======== MATERIAL SHOWN ========

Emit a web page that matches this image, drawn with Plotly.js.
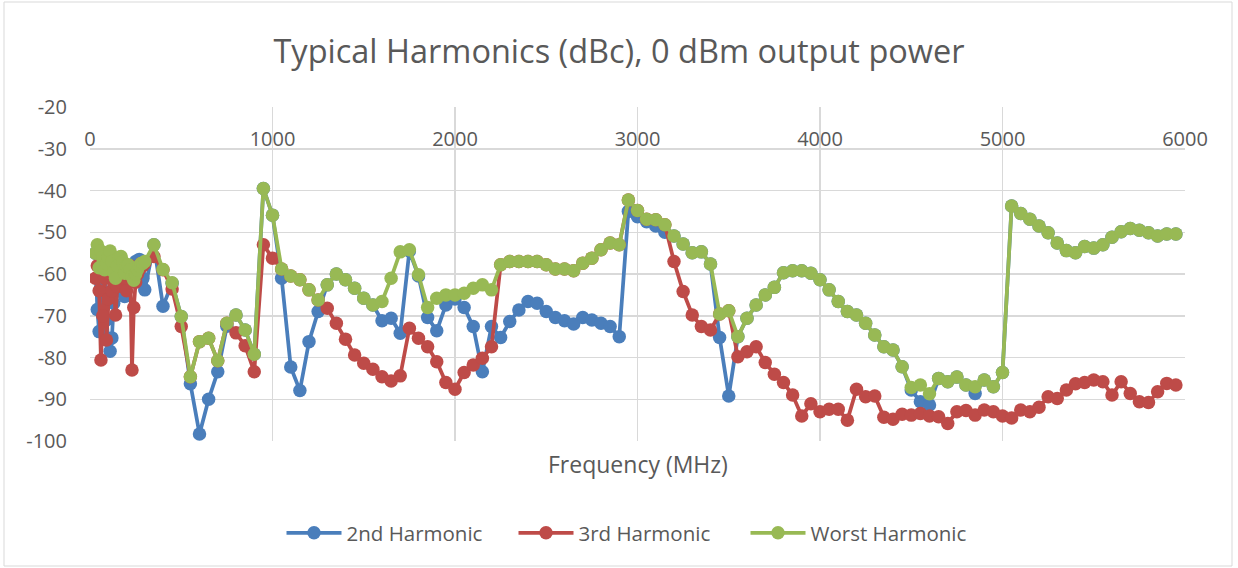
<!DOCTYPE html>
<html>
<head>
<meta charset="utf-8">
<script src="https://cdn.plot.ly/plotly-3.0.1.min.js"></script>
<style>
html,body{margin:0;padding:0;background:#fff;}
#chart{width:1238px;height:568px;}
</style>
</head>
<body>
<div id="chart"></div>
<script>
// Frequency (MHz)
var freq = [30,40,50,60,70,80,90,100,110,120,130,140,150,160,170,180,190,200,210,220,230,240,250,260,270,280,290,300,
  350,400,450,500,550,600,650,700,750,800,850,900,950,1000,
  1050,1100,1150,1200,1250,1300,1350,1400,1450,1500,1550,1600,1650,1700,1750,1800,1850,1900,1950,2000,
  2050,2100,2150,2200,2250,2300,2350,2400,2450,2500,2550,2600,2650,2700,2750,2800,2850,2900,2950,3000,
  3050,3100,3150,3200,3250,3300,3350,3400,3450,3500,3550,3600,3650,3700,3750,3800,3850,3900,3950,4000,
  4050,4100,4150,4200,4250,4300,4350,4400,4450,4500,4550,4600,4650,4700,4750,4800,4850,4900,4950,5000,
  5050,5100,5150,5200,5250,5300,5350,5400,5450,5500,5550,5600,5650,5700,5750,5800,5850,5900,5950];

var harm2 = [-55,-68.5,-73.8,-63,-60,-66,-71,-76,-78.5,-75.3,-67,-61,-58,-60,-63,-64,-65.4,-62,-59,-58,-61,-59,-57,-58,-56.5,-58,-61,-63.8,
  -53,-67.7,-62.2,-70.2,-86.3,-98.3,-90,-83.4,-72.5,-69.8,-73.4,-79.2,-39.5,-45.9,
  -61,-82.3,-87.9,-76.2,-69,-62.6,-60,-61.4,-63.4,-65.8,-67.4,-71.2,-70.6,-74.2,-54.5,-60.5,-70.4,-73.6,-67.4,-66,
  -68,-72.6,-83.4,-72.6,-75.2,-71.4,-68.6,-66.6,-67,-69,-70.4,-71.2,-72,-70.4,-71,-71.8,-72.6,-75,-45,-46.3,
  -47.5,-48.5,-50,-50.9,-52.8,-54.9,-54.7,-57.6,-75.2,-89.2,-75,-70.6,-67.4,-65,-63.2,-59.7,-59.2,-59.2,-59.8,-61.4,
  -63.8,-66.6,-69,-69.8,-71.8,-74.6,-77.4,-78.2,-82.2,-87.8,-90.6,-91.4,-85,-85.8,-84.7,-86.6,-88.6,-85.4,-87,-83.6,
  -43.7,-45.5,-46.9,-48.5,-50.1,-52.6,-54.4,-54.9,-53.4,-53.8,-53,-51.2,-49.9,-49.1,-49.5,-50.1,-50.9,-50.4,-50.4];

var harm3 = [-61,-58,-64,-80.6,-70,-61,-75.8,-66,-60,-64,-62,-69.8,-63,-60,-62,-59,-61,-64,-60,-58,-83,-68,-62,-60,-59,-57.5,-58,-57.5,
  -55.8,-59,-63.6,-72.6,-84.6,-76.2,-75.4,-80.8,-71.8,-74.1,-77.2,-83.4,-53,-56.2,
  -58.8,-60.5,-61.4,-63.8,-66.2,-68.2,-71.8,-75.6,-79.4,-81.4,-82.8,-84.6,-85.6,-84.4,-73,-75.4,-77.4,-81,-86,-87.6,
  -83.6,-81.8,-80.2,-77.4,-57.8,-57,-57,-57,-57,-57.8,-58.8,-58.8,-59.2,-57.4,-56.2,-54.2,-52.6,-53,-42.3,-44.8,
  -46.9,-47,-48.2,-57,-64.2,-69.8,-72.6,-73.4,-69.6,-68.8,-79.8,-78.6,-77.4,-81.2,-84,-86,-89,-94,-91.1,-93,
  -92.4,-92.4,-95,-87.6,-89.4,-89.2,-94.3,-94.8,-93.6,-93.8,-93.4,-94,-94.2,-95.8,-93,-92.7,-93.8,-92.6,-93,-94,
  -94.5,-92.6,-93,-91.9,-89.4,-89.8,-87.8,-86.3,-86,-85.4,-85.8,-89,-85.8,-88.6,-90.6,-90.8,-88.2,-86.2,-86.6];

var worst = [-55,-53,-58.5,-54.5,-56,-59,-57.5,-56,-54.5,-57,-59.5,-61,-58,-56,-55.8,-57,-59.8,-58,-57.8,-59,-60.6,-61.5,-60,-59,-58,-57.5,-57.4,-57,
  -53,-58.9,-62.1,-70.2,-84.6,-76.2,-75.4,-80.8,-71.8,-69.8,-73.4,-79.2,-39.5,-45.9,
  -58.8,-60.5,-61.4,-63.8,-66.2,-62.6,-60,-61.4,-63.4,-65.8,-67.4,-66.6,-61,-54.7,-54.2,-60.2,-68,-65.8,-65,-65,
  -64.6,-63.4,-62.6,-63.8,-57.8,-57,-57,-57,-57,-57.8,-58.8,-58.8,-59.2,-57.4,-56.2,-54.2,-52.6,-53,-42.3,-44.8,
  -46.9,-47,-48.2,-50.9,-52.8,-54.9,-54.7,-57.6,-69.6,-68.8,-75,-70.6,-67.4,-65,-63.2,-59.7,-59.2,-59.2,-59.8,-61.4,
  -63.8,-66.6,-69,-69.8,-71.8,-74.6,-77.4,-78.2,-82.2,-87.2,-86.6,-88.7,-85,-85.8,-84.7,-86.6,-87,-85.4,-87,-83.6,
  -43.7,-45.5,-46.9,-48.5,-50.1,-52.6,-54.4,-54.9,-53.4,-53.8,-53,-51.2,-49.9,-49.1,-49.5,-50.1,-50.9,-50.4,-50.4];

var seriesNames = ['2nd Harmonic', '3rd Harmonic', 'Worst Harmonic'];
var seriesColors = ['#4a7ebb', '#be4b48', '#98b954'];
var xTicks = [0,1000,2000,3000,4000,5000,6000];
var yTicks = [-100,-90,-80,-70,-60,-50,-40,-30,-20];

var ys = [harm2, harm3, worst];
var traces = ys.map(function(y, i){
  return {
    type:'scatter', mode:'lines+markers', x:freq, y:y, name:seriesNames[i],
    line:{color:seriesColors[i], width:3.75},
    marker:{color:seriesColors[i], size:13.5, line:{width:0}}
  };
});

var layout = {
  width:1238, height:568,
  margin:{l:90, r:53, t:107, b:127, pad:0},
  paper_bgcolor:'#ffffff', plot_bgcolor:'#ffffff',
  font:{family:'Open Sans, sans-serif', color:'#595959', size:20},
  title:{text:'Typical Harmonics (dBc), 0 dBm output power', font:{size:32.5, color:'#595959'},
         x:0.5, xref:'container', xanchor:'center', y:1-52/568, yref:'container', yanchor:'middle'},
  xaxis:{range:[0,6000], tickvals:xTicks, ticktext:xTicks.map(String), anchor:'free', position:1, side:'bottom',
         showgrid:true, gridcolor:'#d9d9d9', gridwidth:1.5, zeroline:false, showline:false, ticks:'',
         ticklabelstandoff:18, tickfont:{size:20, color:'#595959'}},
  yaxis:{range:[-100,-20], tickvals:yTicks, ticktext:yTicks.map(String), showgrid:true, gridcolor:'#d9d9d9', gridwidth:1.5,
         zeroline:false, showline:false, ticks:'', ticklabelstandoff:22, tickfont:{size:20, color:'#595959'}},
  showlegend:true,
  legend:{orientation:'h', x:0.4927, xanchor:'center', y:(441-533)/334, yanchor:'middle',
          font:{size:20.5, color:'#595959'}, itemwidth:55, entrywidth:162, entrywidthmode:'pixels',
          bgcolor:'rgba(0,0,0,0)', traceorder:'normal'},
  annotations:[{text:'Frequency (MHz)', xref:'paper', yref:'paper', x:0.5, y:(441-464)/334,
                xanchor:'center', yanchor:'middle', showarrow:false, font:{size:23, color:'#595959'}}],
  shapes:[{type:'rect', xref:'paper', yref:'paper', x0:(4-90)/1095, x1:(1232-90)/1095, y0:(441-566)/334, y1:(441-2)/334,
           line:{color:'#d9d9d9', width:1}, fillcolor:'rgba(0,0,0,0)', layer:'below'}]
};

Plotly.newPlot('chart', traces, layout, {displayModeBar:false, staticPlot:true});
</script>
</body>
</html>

========
======== MATERIAL SHOWN ========

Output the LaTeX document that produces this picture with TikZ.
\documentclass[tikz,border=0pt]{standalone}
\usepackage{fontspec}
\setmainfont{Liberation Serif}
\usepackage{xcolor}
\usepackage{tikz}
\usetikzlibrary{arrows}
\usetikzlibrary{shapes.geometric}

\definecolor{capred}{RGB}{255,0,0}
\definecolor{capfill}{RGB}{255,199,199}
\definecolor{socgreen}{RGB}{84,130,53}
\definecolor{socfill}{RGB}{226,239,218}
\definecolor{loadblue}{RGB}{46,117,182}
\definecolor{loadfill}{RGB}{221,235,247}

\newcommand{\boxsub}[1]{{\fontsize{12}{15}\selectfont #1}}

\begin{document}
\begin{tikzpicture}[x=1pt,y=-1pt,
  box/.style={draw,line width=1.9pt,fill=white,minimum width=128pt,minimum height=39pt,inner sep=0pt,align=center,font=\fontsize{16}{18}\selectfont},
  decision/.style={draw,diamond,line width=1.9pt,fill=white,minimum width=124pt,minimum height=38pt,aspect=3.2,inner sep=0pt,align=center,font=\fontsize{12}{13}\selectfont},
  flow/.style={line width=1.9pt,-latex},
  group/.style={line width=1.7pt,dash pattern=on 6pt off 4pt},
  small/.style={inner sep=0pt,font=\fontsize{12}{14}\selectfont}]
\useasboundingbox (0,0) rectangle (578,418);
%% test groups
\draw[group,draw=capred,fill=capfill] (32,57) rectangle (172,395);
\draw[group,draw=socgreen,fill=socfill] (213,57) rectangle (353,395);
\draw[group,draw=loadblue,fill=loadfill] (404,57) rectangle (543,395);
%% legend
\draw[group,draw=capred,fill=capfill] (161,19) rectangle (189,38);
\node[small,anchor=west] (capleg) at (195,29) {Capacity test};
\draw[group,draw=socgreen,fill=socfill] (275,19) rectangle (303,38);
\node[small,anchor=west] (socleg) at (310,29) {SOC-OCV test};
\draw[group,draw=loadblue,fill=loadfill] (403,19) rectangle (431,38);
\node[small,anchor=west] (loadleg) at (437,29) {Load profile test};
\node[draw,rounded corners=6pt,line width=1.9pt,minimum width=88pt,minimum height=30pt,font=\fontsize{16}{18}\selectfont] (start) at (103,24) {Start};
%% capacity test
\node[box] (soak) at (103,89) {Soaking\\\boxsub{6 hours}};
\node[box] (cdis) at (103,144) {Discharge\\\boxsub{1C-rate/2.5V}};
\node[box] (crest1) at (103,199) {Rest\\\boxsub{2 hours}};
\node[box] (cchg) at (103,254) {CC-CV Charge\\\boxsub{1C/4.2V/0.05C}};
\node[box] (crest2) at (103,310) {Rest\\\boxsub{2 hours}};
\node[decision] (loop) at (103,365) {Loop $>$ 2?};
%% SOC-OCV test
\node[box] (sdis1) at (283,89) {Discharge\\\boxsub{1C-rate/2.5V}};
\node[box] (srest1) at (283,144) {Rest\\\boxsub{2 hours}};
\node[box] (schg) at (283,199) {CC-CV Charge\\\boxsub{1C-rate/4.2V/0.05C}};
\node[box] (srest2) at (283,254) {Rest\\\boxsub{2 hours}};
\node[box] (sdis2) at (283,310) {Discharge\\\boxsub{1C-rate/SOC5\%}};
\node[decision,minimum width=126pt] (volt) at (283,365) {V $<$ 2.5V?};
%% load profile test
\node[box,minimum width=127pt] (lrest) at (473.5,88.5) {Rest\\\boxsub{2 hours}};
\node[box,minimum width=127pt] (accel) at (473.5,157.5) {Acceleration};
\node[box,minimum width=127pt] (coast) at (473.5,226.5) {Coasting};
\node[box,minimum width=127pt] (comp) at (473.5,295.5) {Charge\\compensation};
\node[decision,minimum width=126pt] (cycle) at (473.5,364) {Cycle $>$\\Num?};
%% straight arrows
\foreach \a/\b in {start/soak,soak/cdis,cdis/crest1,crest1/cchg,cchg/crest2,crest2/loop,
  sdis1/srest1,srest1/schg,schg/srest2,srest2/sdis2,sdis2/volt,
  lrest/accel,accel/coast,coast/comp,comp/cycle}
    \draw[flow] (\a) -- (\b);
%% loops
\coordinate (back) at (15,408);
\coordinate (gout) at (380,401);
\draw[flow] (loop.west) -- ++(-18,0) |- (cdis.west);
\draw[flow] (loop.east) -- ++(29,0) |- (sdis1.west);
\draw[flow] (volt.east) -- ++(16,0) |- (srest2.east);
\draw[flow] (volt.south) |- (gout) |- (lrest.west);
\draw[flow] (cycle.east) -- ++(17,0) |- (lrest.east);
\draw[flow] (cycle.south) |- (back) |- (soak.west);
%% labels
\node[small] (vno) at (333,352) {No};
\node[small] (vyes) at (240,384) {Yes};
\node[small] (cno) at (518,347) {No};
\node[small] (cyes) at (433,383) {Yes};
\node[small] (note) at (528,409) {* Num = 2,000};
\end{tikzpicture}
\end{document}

========

— TO BE DONE —
Go through the data above and find the lines with the word "this". Copy each of those lines.

— EXPECTED ANSWER —
Emit a web page that matches this image, drawn with Plotly.js.
Output the LaTeX document that produces this picture with TikZ.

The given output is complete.